**WHAT IS ASKED**. Check each line for the string "this" and give only the count of lines that have it.

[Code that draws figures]
........

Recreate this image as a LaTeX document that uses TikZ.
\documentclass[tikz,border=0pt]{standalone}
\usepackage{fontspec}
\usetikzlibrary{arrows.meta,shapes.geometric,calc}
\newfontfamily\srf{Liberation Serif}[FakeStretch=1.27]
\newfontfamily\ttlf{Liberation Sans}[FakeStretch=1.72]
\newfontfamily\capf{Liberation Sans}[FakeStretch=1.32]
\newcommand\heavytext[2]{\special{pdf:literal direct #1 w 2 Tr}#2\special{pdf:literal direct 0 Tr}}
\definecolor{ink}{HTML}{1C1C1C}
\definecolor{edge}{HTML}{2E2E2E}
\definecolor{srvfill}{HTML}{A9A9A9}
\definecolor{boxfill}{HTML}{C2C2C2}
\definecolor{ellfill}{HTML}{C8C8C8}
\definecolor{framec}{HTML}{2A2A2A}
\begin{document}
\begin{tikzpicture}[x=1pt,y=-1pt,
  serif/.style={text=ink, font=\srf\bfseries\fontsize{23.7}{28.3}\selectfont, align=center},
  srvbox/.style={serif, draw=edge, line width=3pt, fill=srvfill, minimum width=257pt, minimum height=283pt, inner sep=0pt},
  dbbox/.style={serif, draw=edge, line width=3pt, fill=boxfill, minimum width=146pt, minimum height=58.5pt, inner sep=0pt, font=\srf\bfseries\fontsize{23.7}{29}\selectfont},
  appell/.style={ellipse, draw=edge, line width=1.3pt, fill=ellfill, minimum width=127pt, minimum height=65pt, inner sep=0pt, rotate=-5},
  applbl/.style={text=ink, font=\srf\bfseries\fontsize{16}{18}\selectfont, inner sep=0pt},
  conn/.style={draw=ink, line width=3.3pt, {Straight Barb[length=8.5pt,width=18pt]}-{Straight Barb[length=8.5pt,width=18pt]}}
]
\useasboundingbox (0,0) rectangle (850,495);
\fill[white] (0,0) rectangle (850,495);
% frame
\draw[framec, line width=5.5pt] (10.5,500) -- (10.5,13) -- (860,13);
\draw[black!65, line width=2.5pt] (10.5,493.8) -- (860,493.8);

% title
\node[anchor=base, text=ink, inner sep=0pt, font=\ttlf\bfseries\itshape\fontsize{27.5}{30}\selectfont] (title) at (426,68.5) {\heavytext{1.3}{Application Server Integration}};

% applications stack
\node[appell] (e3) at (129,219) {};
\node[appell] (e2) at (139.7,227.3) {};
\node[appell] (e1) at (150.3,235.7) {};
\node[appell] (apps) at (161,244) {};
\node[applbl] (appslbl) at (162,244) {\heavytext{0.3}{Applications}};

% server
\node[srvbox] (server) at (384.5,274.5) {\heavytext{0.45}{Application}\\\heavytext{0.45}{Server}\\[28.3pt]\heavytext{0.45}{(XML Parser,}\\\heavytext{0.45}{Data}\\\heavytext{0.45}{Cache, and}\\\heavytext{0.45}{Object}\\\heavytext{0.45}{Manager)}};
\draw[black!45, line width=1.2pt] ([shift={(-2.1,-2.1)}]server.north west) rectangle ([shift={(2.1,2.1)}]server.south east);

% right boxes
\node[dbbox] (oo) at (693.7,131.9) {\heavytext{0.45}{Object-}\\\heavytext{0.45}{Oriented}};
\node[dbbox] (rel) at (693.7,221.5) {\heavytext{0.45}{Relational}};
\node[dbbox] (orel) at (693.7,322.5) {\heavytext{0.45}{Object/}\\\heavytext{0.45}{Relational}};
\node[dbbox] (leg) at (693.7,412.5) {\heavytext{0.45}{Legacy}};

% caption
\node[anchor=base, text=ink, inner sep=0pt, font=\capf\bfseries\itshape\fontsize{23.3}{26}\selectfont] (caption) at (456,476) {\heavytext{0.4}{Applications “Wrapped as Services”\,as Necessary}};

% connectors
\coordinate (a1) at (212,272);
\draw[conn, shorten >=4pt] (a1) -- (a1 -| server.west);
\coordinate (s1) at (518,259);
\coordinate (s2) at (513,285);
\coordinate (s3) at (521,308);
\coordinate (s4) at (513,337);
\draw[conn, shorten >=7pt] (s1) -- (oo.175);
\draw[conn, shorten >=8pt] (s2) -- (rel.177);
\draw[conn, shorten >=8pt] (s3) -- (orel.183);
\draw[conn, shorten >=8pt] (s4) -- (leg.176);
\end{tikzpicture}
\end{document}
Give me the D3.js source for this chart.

........

**SOLUTION TO THE PROBLEM**. 2